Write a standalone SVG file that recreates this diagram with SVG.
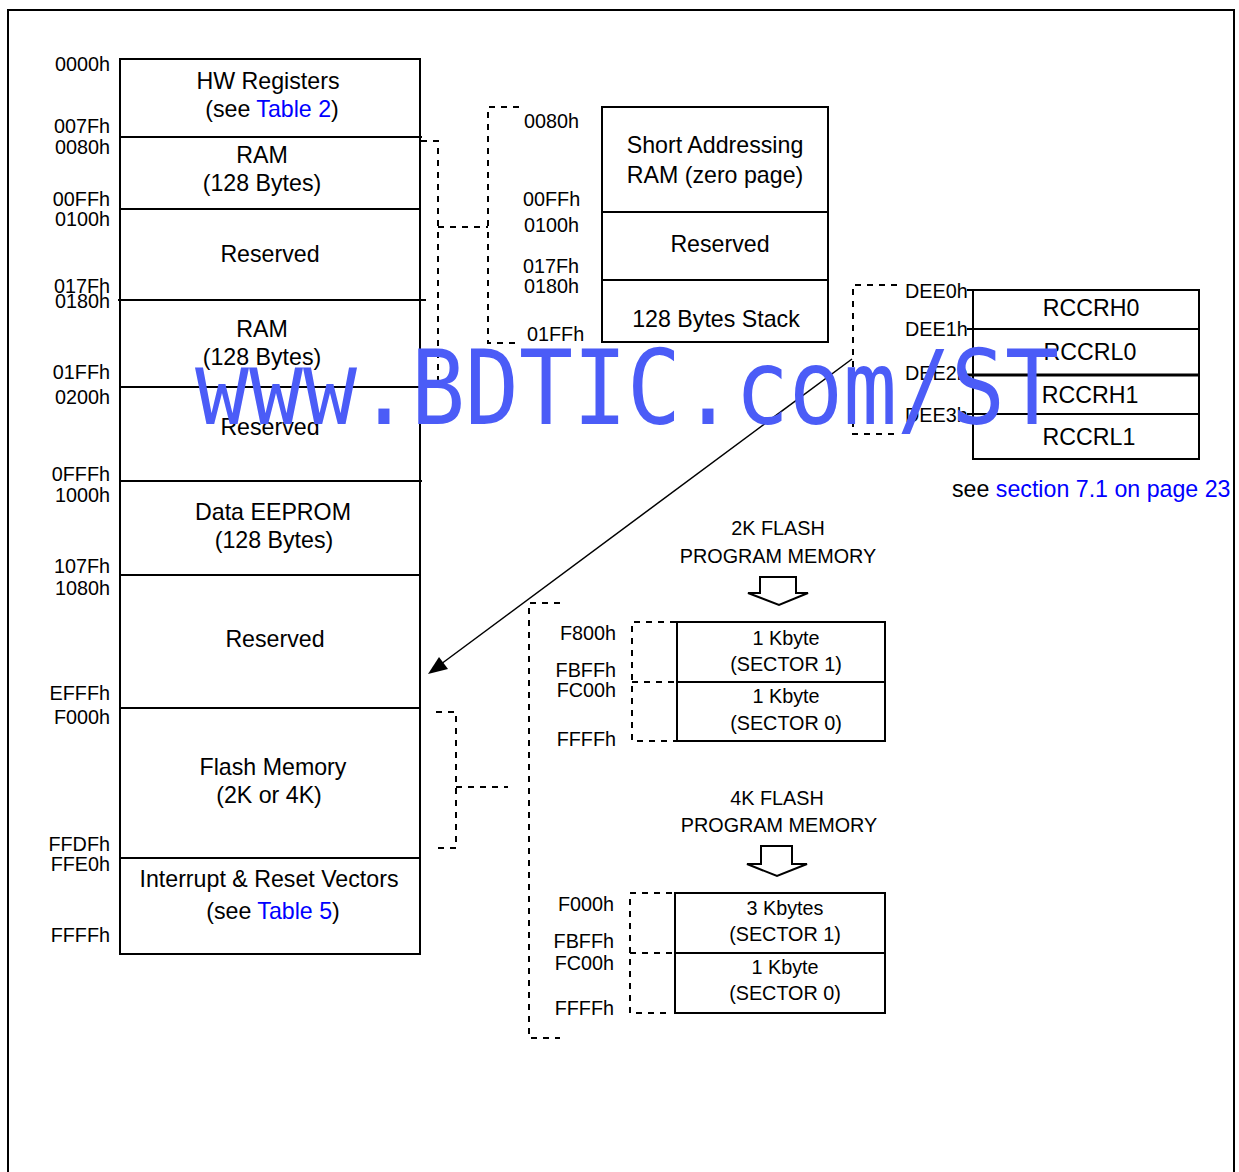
<svg xmlns="http://www.w3.org/2000/svg" width="1239" height="1172" viewBox="0 0 1239 1172">
<defs>
<style>
.t{font-family:"Liberation Sans",Arial,Helvetica,sans-serif;fill:#000}
.b{font-size:23.2px;text-anchor:middle}
.a{font-size:19.8px}
.ar{font-size:19.8px;text-anchor:end}
.s{font-size:19.8px;text-anchor:middle}
.lnk{fill:#0000ff}
.box{fill:#fff;stroke:#000;stroke-width:2}
.ln{stroke:#000;stroke-width:2;fill:none}
.d{stroke:#000;stroke-width:2;fill:none;stroke-dasharray:6 6}
.wm{font-family:"DejaVu Sans Mono",monospace;font-size:103px;fill:#4b5cf7}
</style>
</defs>
<rect width="1239" height="1172" fill="#fff"/>
<path class="ln" d="M8,1172 V10 H1234 V1172"/>

<g id="main-memory">
<rect class="box" x="120" y="59" width="300" height="895"/>
<path class="ln" d="M120,137 H422 M120,209 H420 M118,300 H426 M120,387 H420 M120,481 H422 M120,575 H420 M120,708 H420 M120,858 H420"/>
<text class="t b" x="268" y="89">HW Registers</text>
<text class="t b" x="272" y="117">(see <tspan class="lnk">Table 2</tspan>)</text>
<text class="t b" x="262" y="163">RAM</text>
<text class="t b" x="262" y="191">(128 Bytes)</text>
<text class="t b" x="270" y="262">Reserved</text>
<text class="t b" x="262" y="337">RAM</text>
<text class="t b" x="262" y="365">(128 Bytes)</text>
<text class="t b" x="270" y="435">Reserved</text>
<text class="t b" x="273" y="520">Data EEPROM</text>
<text class="t b" x="274" y="548">(128 Bytes)</text>
<text class="t b" x="275" y="647">Reserved</text>
<text class="t b" x="273" y="775">Flash Memory</text>
<text class="t b" x="269" y="803">(2K or 4K)</text>
<text class="t b" x="269" y="887">Interrupt &amp; Reset Vectors</text>
<text class="t b" x="273" y="919">(see <tspan class="lnk">Table 5</tspan>)</text>
</g>

<g id="main-addresses">
<text class="t ar" x="110" y="71">0000h</text>
<text class="t ar" x="110" y="133">007Fh</text>
<text class="t ar" x="110" y="154">0080h</text>
<text class="t ar" x="110" y="206">00FFh</text>
<text class="t ar" x="110" y="226">0100h</text>
<text class="t ar" x="110" y="293">017Fh</text>
<text class="t ar" x="110" y="308">0180h</text>
<text class="t ar" x="110" y="379">01FFh</text>
<text class="t ar" x="110" y="404">0200h</text>
<text class="t ar" x="110" y="481">0FFFh</text>
<text class="t ar" x="110" y="502">1000h</text>
<text class="t ar" x="110" y="573">107Fh</text>
<text class="t ar" x="110" y="595">1080h</text>
<text class="t ar" x="110" y="700">EFFFh</text>
<text class="t ar" x="110" y="724">F000h</text>
<text class="t ar" x="110" y="851">FFDFh</text>
<text class="t ar" x="110" y="871">FFE0h</text>
<text class="t ar" x="110" y="942">FFFFh</text>
</g>

<g id="zero-page">
<rect class="box" x="602" y="107" width="226" height="235"/>
<path class="ln" d="M602,212 H828 M602,280 H828"/>
<text class="t b" x="715" y="153">Short Addressing</text>
<text class="t b" x="715" y="183">RAM (zero page)</text>
<text class="t b" x="720" y="252">Reserved</text>
<text class="t b" x="716" y="327">128 Bytes Stack</text>
<text class="t a" x="524" y="128">0080h</text>
<text class="t a" x="523" y="206">00FFh</text>
<text class="t a" x="524" y="232">0100h</text>
<text class="t a" x="523" y="273">017Fh</text>
<text class="t a" x="524" y="293">0180h</text>
<text class="t a" x="527" y="341">01FFh</text>
</g>

<g id="rccr">
<rect class="box" x="973" y="290" width="226" height="169"/>
<path class="ln" d="M967,290 H973 M967,329 H1199 M967,414 H1199"/>
<path class="ln" d="M967,375 H1199" style="stroke-width:3"/>
<text class="t b" x="1091" y="316">RCCRH0</text>
<text class="t b" x="1090" y="360">RCCRL0</text>
<text class="t b" x="1090" y="403">RCCRH1</text>
<text class="t b" x="1089" y="445">RCCRL1</text>
<text class="t a" x="905" y="298">DEE0h</text>
<text class="t a" x="905" y="336">DEE1h</text>
<text class="t a" x="905" y="380">DEE2h</text>
<text class="t a" x="905" y="422">DEE3h</text>
<text class="t" x="952" y="497" style="font-size:23.2px">see <tspan class="lnk">section 7.1 on page 23</tspan></text>
</g>

<g id="flash-2k">
<text class="t s" x="778" y="535">2K FLASH</text>
<text class="t s" x="778" y="563">PROGRAM MEMORY</text>
<polygon class="box" points="760,577 796,577 796,593 808,593 779,605 748,593 760,593"/>
<rect class="box" x="677" y="622" width="208" height="119"/>
<path class="ln" d="M677,682 H885"/>
<text class="t s" x="786" y="645">1 Kbyte</text>
<text class="t s" x="786" y="671">(SECTOR 1)</text>
<text class="t s" x="786" y="703">1 Kbyte</text>
<text class="t s" x="786" y="730">(SECTOR 0)</text>
<text class="t ar" x="616" y="640">F800h</text>
<text class="t ar" x="616" y="677">FBFFh</text>
<text class="t ar" x="616" y="697">FC00h</text>
<text class="t ar" x="616" y="746">FFFFh</text>
</g>

<g id="flash-4k">
<text class="t s" x="777" y="805">4K FLASH</text>
<text class="t s" x="779" y="832">PROGRAM MEMORY</text>
<polygon class="box" points="761,846 792,846 792,864 807,864 777,876 747,864 761,864"/>
<rect class="box" x="675" y="893" width="210" height="120"/>
<path class="ln" d="M675,953 H885"/>
<text class="t s" x="785" y="915">3 Kbytes</text>
<text class="t s" x="785" y="941">(SECTOR 1)</text>
<text class="t s" x="785" y="974">1 Kbyte</text>
<text class="t s" x="785" y="1000">(SECTOR 0)</text>
<text class="t ar" x="614" y="911">F000h</text>
<text class="t ar" x="614" y="948">FBFFh</text>
<text class="t ar" x="614" y="970">FC00h</text>
<text class="t ar" x="614" y="1015">FFFFh</text>
</g>

<g id="connectors">
<path class="d" d="M421,141 H438 V385 H421"/>
<path class="d" d="M438,227 H488"/>
<path class="d" d="M519,107 H488 V343 H519"/>
<path class="d" d="M897,285 H853 V434 H897"/>
<path class="d" d="M436,712 H456 V848 H436"/>
<path class="d" d="M456,787 H508"/>
<path class="d" d="M560,603 H529 V1038 H560"/>
<path class="d" d="M676,622 H632 V741 H676 M632,682 H676"/>
<path class="d" d="M672,893 H630 V1013 H672 M630,953 H672"/>
<line x1="852" y1="359" x2="433" y2="670" stroke="#000" stroke-width="1.5"/>
<polygon points="428,674 439,657 448,669" fill="#000"/>
</g>

<text class="wm" x="195" y="424" textLength="864" lengthAdjust="spacingAndGlyphs">www.BDTIC.com/ST</text>
</svg>
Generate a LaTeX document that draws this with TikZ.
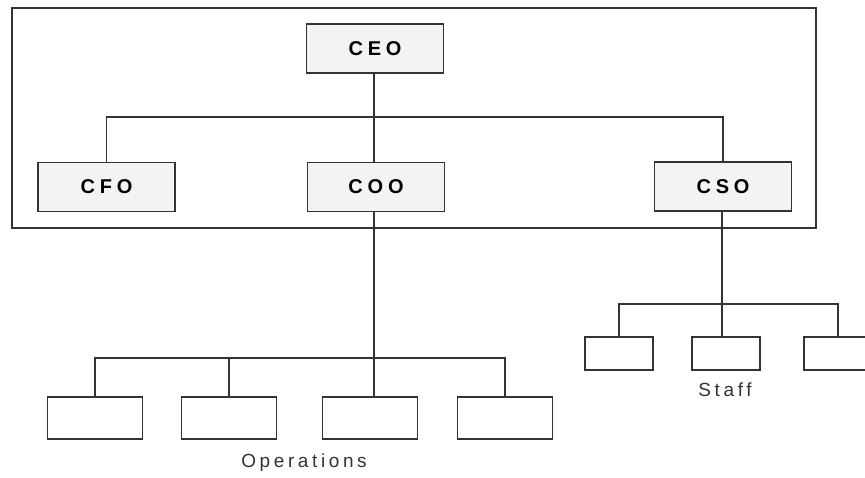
\documentclass[tikz,border=0pt]{standalone}
\usepackage{fontspec}
\setmainfont{Liberation Sans}
\newfontfamily\chieffont[LetterSpace=24]{Liberation Sans}
\newfontfamily\groupfont[LetterSpace=19]{Liberation Sans}
\usepackage{xcolor}
\definecolor{boxgray}{HTML}{F3F3F3}
\definecolor{linegray}{HTML}{333333}

\begin{document}
\begin{tikzpicture}[x=1pt, y=-1pt,
    chief/.style={draw=linegray, fill=boxgray, line width=1.6pt, inner sep=0pt,
        minimum width=137pt, minimum height=49pt,
        font=\fontsize{20}{22}\chieffont\bfseries},
    unit/.style={draw=linegray, fill=white, line width=1.6pt, inner sep=0pt},
    link/.style={draw=linegray, line width=1.5pt},
    group/.style={font=\fontsize{19}{21}\groupfont, text=linegray}]
            \useasboundingbox (0,0) rectangle (865,478);
            % frame round the top of the board
            \draw[linegray, line width=1.4pt] (12,8) rectangle (816,228);

            \node[chief] (ceo) at (375,48.5) {CEO};

            \node[chief] (cfo) at (106.5,187)  {CFO};
            \node[chief] (coo) at (376,187)    {COO};
            \node[chief] (cso) at (723,186.5)  {CSO};

            \coordinate (topbus) at (374,117);
            \draw[link] (ceo.south -| topbus) -- (coo.north -| topbus);
            \draw[link] (cfo) |- (topbus) -| (cso);

            % operations under the COO
            \node[unit, minimum width=95pt, minimum height=42pt] (op1) at (95,418)  {};
            \node[unit, minimum width=95pt, minimum height=42pt] (op2) at (229,418) {};
            \node[unit, minimum width=95pt, minimum height=42pt] (op3) at (370,418) {};
            \node[unit, minimum width=95pt, minimum height=42pt] (op4) at (505,418) {};

            \coordinate (opbus) at (374,358);
            \draw[link] (coo.south -| opbus) -- (op3.north -| opbus);
            \draw[link] (op1) |- (opbus) -| (op4);
            \draw[link] (op2) -- (op2 |- opbus);

            \node[group] (ops) at (304,463) {Operations};

            % staff under the CSO
            \node[unit, minimum width=68pt, minimum height=33pt] (st1) at (619,353.5) {};
            \node[unit, minimum width=68pt, minimum height=33pt] (st2) at (726,353.5) {};
            \node[unit, minimum width=68pt, minimum height=33pt] (st3) at (838,353.5) {};

            \coordinate (staffbus) at (722,304);
            \draw[link] (cso.south -| staffbus) -- (st2.north -| staffbus);
            \draw[link] (st1) |- (staffbus) -| (st3);

            \node[group] (staff) at (725,390) {Staff};
\end{tikzpicture}
\end{document}
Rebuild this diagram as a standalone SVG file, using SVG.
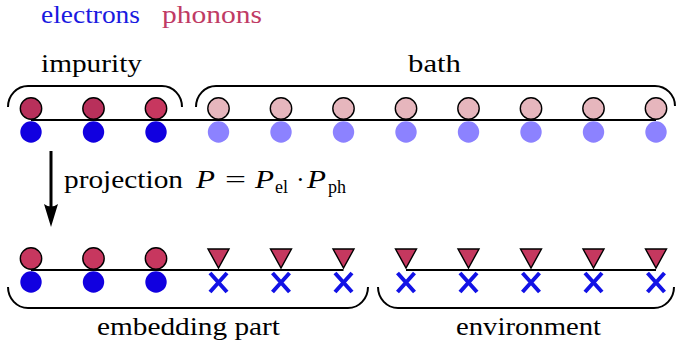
<svg xmlns="http://www.w3.org/2000/svg" width="676" height="347" viewBox="0 0 676 347">
<style>
text{font-family:"Liberation Serif","Times New Roman","DejaVu Serif",serif;font-size:26px;fill:#000}
.it{font-style:italic}
.sub{font-size:18px}
.ph{fill:#b8305b;stroke:#000;stroke-width:1.4}
.ph3{fill:#c7375f;stroke:#000;stroke-width:1.4}
.phb{fill:#e6b6bd;stroke:#000;stroke-width:1.4}
.el{fill:#1100e0}
.elb{fill:#8c82ff}
.tri{fill:#c5385f;stroke:#000;stroke-width:1.4;stroke-linejoin:miter}
.x{stroke:#1212e6;stroke-width:4;fill:none}
.line{stroke:#000;stroke-width:2.2;fill:none}
.brace{stroke:#000;stroke-width:2;fill:none}
</style>

<g id="legend">
<text x="41" y="23" textLength="99" lengthAdjust="spacingAndGlyphs" style="fill:#1a1ae0">electrons</text>
<text x="162" y="23" textLength="100" lengthAdjust="spacingAndGlyphs" style="fill:#c03a64">phonons</text>
</g>

<g id="connectors">
<line class="line" x1="31" y1="120" x2="656" y2="120"/>
<line class="line" x1="31" y1="270" x2="343.5" y2="270"/>
<line class="line" x1="406" y1="270" x2="656" y2="270"/>
<line x1="51" y1="151" x2="51" y2="210" stroke="#000" stroke-width="3"/>
<path d="M51,227 L44,204 Q51,209 58,204 Z" fill="#000"/>
</g>

<g id="impurity-brace">
<path class="brace" d="M8,107 A20,21 0 0 1 28,86 L162,86 A20,21 0 0 1 182,107"/>
<text x="41" y="72" textLength="101" lengthAdjust="spacingAndGlyphs">impurity</text>
</g>
<g id="bath-brace">
<path class="brace" d="M196,107 A20,21 0 0 1 216,86 L655,86 A20,20 0 0 1 675,106"/>
<text x="408" y="72" textLength="53" lengthAdjust="spacingAndGlyphs">bath</text>
</g>

<g id="top-row">
<g id="top-site-1"><circle class="ph" cx="31" cy="108.5" r="10.7"/><circle class="el" cx="31" cy="132" r="10.7"/></g>
<g id="top-site-2"><circle class="ph" cx="93.5" cy="108.5" r="10.7"/><circle class="el" cx="93.5" cy="132" r="10.7"/></g>
<g id="top-site-3"><circle class="ph3" cx="156" cy="108.5" r="10.7"/><circle class="el" cx="156" cy="132" r="10.7"/></g>
<g id="top-site-4"><circle class="phb" cx="218.5" cy="108.5" r="10.7"/><circle class="elb" cx="218.5" cy="132" r="10.7"/></g>
<g id="top-site-5"><circle class="phb" cx="281" cy="108.5" r="10.7"/><circle class="elb" cx="281" cy="132" r="10.7"/></g>
<g id="top-site-6"><circle class="phb" cx="343.5" cy="108.5" r="10.7"/><circle class="elb" cx="343.5" cy="132" r="10.7"/></g>
<g id="top-site-7"><circle class="phb" cx="406" cy="108.5" r="10.7"/><circle class="elb" cx="406" cy="132" r="10.7"/></g>
<g id="top-site-8"><circle class="phb" cx="468.5" cy="108.5" r="10.7"/><circle class="elb" cx="468.5" cy="132" r="10.7"/></g>
<g id="top-site-9"><circle class="phb" cx="531" cy="108.5" r="10.7"/><circle class="elb" cx="531" cy="132" r="10.7"/></g>
<g id="top-site-10"><circle class="phb" cx="593.5" cy="108.5" r="10.7"/><circle class="elb" cx="593.5" cy="132" r="10.7"/></g>
<g id="top-site-11"><circle class="phb" cx="656" cy="108.5" r="10.7"/><circle class="elb" cx="656" cy="132" r="10.7"/></g>
</g>

<g id="projection-label">
<text x="64" y="188" textLength="119" lengthAdjust="spacingAndGlyphs">projection</text>
<text class="it" x="196" y="188" textLength="19" lengthAdjust="spacingAndGlyphs">P</text>
<text x="225" y="188" textLength="21" lengthAdjust="spacingAndGlyphs">=</text>
<text class="it" x="255" y="188" textLength="19" lengthAdjust="spacingAndGlyphs">P</text>
<text class="sub" x="275" y="193">el</text>
<text x="296" y="188">·</text>
<text class="it" x="307" y="188" textLength="19" lengthAdjust="spacingAndGlyphs">P</text>
<text class="sub" x="328" y="193">ph</text>
</g>

<g id="bottom-row">
<g id="bot-site-1"><circle class="ph3" cx="31" cy="258.5" r="10.7"/><circle class="el" cx="31" cy="282" r="10.7"/></g>
<g id="bot-site-2"><circle class="ph3" cx="93.5" cy="258.5" r="10.7"/><circle class="el" cx="93.5" cy="282" r="10.7"/></g>
<g id="bot-site-3"><circle class="ph3" cx="156" cy="258.5" r="10.7"/><circle class="el" cx="156" cy="282" r="10.7"/></g>
<g id="bot-site-4"><path class="tri" d="M208,249 L229,249 L218.5,268 Z"/><path class="x" d="M210,273 L227,292 M227,273 L210,292"/></g>
<g id="bot-site-5"><path class="tri" d="M270.5,249 L291.5,249 L281,268 Z"/><path class="x" d="M272.5,273 L289.5,292 M289.5,273 L272.5,292"/></g>
<g id="bot-site-6"><path class="tri" d="M333,249 L354,249 L343.5,268 Z"/><path class="x" d="M335,273 L352,292 M352,273 L335,292"/></g>
<g id="bot-site-7"><path class="tri" d="M395.5,249 L416.5,249 L406,268 Z"/><path class="x" d="M397.5,273 L414.5,292 M414.5,273 L397.5,292"/></g>
<g id="bot-site-8"><path class="tri" d="M458,249 L479,249 L468.5,268 Z"/><path class="x" d="M460,273 L477,292 M477,273 L460,292"/></g>
<g id="bot-site-9"><path class="tri" d="M520.5,249 L541.5,249 L531,268 Z"/><path class="x" d="M522.5,273 L539.5,292 M539.5,273 L522.5,292" stroke-width="4.8"/></g>
<g id="bot-site-10"><path class="tri" d="M583,249 L604,249 L593.5,268 Z"/><path class="x" d="M585,273 L602,292 M602,273 L585,292"/></g>
<g id="bot-site-11"><path class="tri" d="M645.5,249 L666.5,249 L656,268 Z"/><path class="x" d="M647.5,273 L664.5,292 M664.5,273 L647.5,292"/></g>
</g>

<g id="embedding-brace">
<path class="brace" d="M8,287 A20,21 0 0 0 28,308 L348,308 A20,21 0 0 0 368,287"/>
<text x="97" y="335" textLength="183" lengthAdjust="spacingAndGlyphs">embedding part</text>
</g>
<g id="environment-brace">
<path class="brace" d="M378,287 A20,21 0 0 0 398,308 L654,308 A20,21 0 0 0 674,287"/>
<text x="456" y="335" textLength="145" lengthAdjust="spacingAndGlyphs">environment</text>
</g>
</svg>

++++++++++++++++++++

GIVEN TASK
Identify the lines above with the word "standalone". Copy them.

ANSWER FOR THE TASK
Write a standalone SVG file that recreates this diagram with SVG.
\documentclass[tikz,border=0pt]{standalone}
Rebuild this diagram as a standalone SVG file, using SVG.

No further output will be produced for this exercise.